A root certificate identifies a primary CA and is often assumed to be trustworthy since it holds the highest authority. Mozilla’s list of Root CAs can be found here.

“Comodo had several opportunities to show that they are willing to change. In the past years they have showed over and over again that they are not willing to take the responsibility that a CA should have,” said van Brouwershaven. 

The main problem with Comodo -- the third largest SSL certification authority behind Verisign and Go Daddy, according to UK security firm Netcraft -- was that it failed to validate its reseller’s procedures for issuing certificates on its behalf. 

"Networking4all was able to become a Comodo RA many years ago, we never had training and we never got checked," said van Brouwershaven, adding that it could have issued "every certificate we would like."

Van Brouwershaven pointed to Comodo reseller Certstar, which in 2008 mis-issued a SSL certificate for the ‘mozilla.com’ domain.

"They where able to do this because the validation procedure from Comodo lacks. You can't trust 'hundreds' of RAs,” he said.

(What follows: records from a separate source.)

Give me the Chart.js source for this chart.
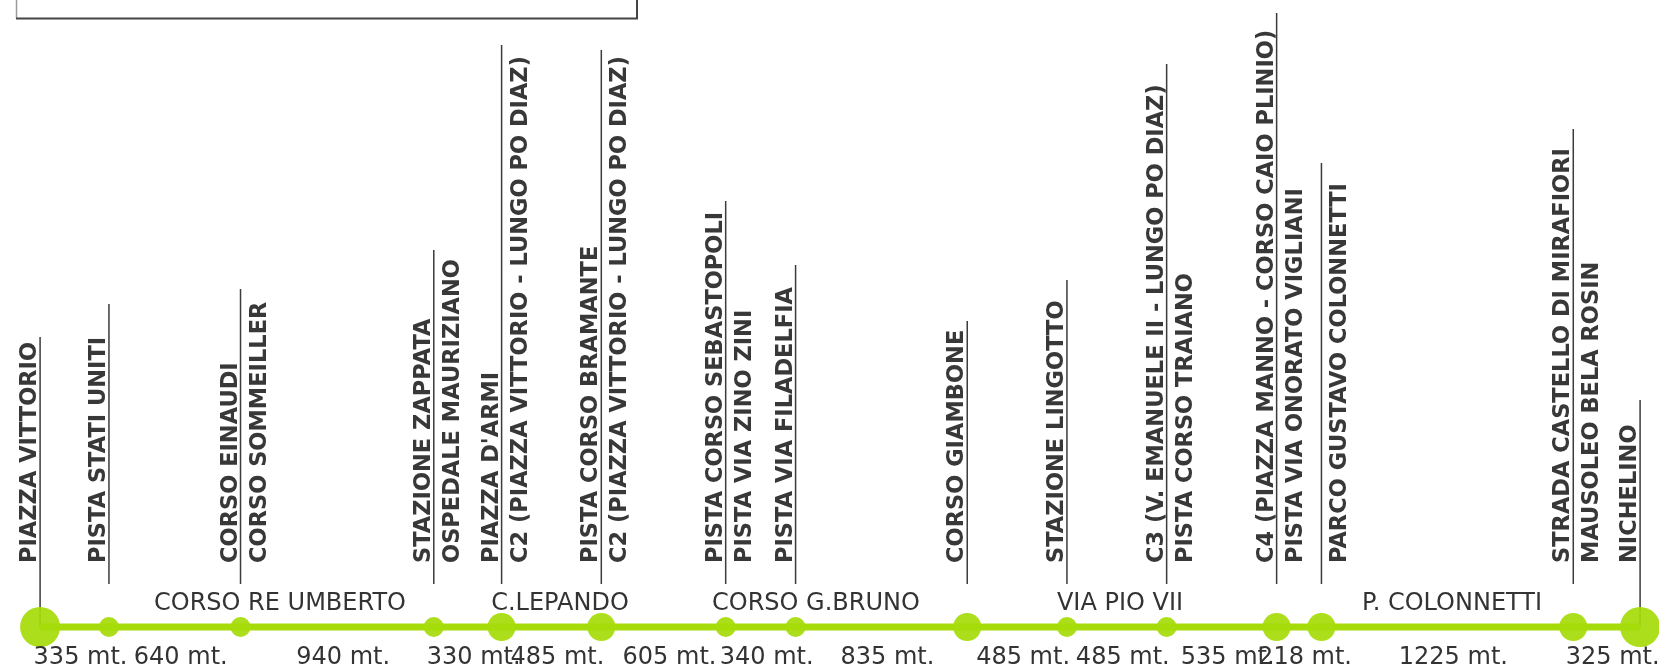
<!DOCTYPE html>
<html>
<head>
<meta charset="utf-8">
<script src="https://cdn.jsdelivr.net/npm/chart.js@4"></script>
<style>
  html, body { margin: 0; padding: 0; background: #fff; }
  #wrap { width: 1659px; height: 668px; position: relative; }
</style>
</head>
<body>
<div id="wrap"><canvas id="myChart"></canvas></div>
<script>
// distance (meters) between consecutive stops
var distances = [335, 640, 940, 330, 485, 605, 340, 835, 485, 485, 535, 218, 1225, 325];

// stop size: 2 = terminus, 1 = interchange, 0 = simple stop
var stopSize = [2, 0, 0, 0, 1, 1, 0, 0, 1, 0, 0, 1, 1, 1, 2];

// height of the name marker above the route
var markerHeight = [290, 323, 338, 377, 582, 577, 426, 362, 306, 347, 563, 614, 464, 498, 227];

var namesLeft = [
  "PIAZZA VITTORIO",
  "PISTA STATI UNITI",
  "CORSO EINAUDI",
  "STAZIONE ZAPPATA",
  "PIAZZA D'ARMI",
  "PISTA CORSO BRAMANTE",
  "PISTA CORSO SEBASTOPOLI",
  "PISTA VIA FILADELFIA",
  "CORSO GIAMBONE",
  "STAZIONE LINGOTTO",
  "C3 (V. EMANUELE II - LUNGO PO DIAZ)",
  "C4 (PIAZZA MANNO - CORSO CAIO PLINIO)",
  "",
  "STRADA CASTELLO DI MIRAFIORI",
  "NICHELINO"
];

var namesRight = [
  "",
  "",
  "CORSO SOMMEILLER",
  "OSPEDALE MAURIZIANO",
  "C2 (PIAZZA VITTORIO - LUNGO PO DIAZ)",
  "C2 (PIAZZA VITTORIO - LUNGO PO DIAZ)",
  "PISTA VIA ZINO ZINI",
  "",
  "",
  "",
  "PISTA CORSO TRAIANO",
  "PISTA VIA ONORATO VIGLIANI",
  "PARCO GUSTAVO COLONNETTI",
  "MAUSOLEO BELA ROSIN",
  ""
];

// street names and where (meters along the route) they are written
var streets = ["CORSO RE UMBERTO", "C.LEPANDO", "CORSO G.BRUNO", "VIA PIO VII", "P. COLONNETTI"];
var streetAt = [1167, 2529, 3774, 5253, 6868];

var green = "rgb(166, 219, 10)";
var radiusBySize = [10, 14, 20];

// positions of the stops along the route
var stops = [0];
for (var i = 0; i < distances.length; i++) {
  stops.push(stops[i] + distances[i]);
}

var routeData = [];
var radii = [];
var markerData = [];
for (var i = 0; i < stops.length; i++) {
  routeData.push({ x: stops[i], y: 0 });
  radii.push(radiusBySize[stopSize[i]]);
  markerData.push({ x: stops[i], y: stopSize[i] == 2 ? 0 : 43 });
  markerData.push({ x: stops[i], y: markerHeight[i] });
  markerData.push({ x: stops[i], y: null });
}

var labelsPlugin = {
  id: "routeLabels",
  afterDatasetsDraw: function (chart) {
    var ctx = chart.ctx;
    var xs = chart.scales.x;
    var ys = chart.scales.y;
    var baseY = ys.getPixelForValue(0);

    ctx.save();

    // empty frame at top left
    ctx.strokeStyle = "#9a9a9a";
    ctx.lineWidth = 1.5;
    ctx.beginPath();
    ctx.moveTo(16.5, -5);
    ctx.lineTo(16.5, 18);
    ctx.stroke();
    ctx.strokeStyle = "#444";
    ctx.lineWidth = 2;
    ctx.beginPath();
    ctx.moveTo(16, 18.5);
    ctx.lineTo(638, 18.5);
    ctx.moveTo(637, -5);
    ctx.lineTo(637, 19);
    ctx.stroke();

    // stop names, written upwards
    ctx.fillStyle = "#383838";
    ctx.font = "bold 22.5px 'DejaVu Sans'";
    ctx.textAlign = "left";
    ctx.textBaseline = "alphabetic";
    for (var i = 0; i < stops.length; i++) {
      var px = xs.getPixelForValue(stops[i]);
      if (namesLeft[i]) {
        ctx.save();
        ctx.translate(px - 4, baseY - 64);
        ctx.rotate(-Math.PI / 2);
        ctx.fillText(namesLeft[i], 0, 0);
        ctx.restore();
      }
      if (namesRight[i]) {
        ctx.save();
        ctx.translate(px + 25, baseY - 64);
        ctx.rotate(-Math.PI / 2);
        ctx.fillText(namesRight[i], 0, 0);
        ctx.restore();
      }
    }

    // street names above the route
    ctx.fillStyle = "#333";
    ctx.font = "24px 'DejaVu Sans'";
    ctx.textAlign = "center";
    for (var i = 0; i < streets.length; i++) {
      ctx.fillText(streets[i], xs.getPixelForValue(streetAt[i]), baseY - 17);
    }

    // distances below the route
    for (var i = 0; i < distances.length; i++) {
      var mid = (stops[i] + stops[i + 1]) / 2;
      ctx.fillText(distances[i] + " mt.", xs.getPixelForValue(mid) + 6, baseY + 37);
    }

    ctx.restore();
  }
};

var chartConfig = {
  type: "line",
  data: {
    datasets: [
      {
        label: "route",
        data: routeData,
        borderColor: green,
        borderWidth: 7,
        pointRadius: radii,
        pointHoverRadius: radii,
        pointBackgroundColor: "rgba(166, 219, 10, 0.93)",
        pointBorderWidth: 0,
        tension: 0,
        clip: false,
        order: 1
      },
      {
        label: "markers",
        data: markerData,
        borderColor: "#3c3c3c",
        borderWidth: 1.5,
        pointRadius: 0,
        spanGaps: false,
        tension: 0,
        clip: false,
        order: 2
      }
    ]
  },
  options: {
    responsive: true,
    maintainAspectRatio: false,
    animation: false,
    layout: { padding: 0, autoPadding: false },
    plugins: {
      legend: { display: false },
      tooltip: { enabled: false },
      title: { display: false }
    },
    events: [],
    scales: {
      x: { type: "linear", min: -195, max: 7875, display: false },
      y: { type: "linear", min: -41, max: 627, display: false }
    }
  },
  plugins: [labelsPlugin]
};

var myChart = new Chart(document.getElementById("myChart"), chartConfig);
</script>
</body>
</html>
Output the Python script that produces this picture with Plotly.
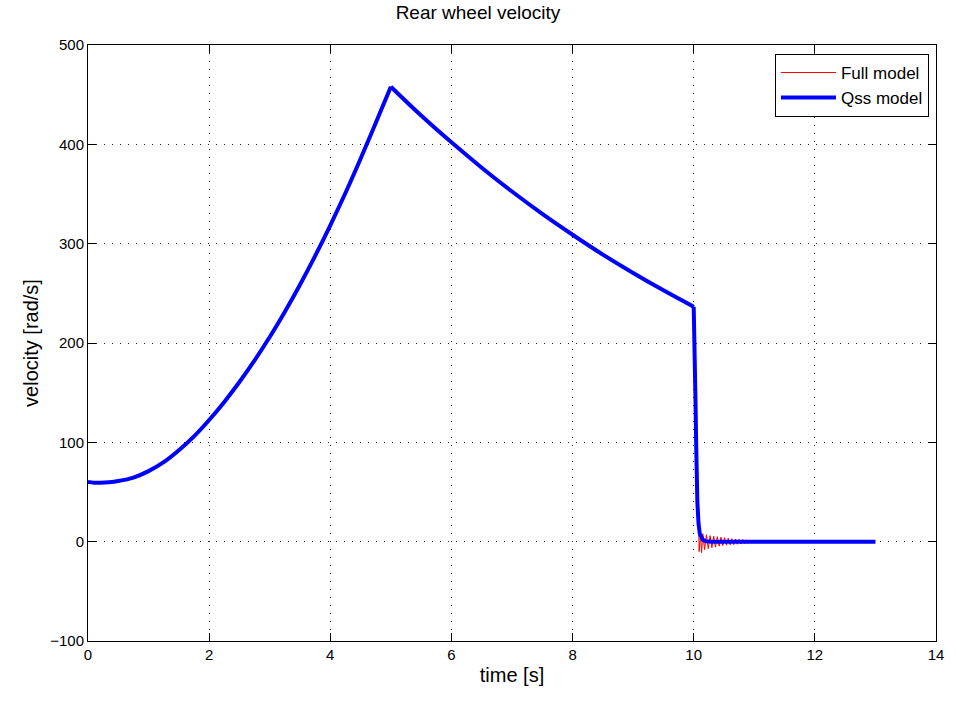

Van Brouwershaven also criticised Comodo’s sluggish response to a fellow Dutch reseller that had intentionally "mis-issued" certificates for a website that gave access to Dutch government agencies and the country’s major banks. 

“Only after I had notified Comodo the certificates got revoked but still nothing changed,” he said. 

Mozilla too has raised the possibility of un-trusting all of Comodo’s roots amongst several other options it wants considered for security over the coming five years.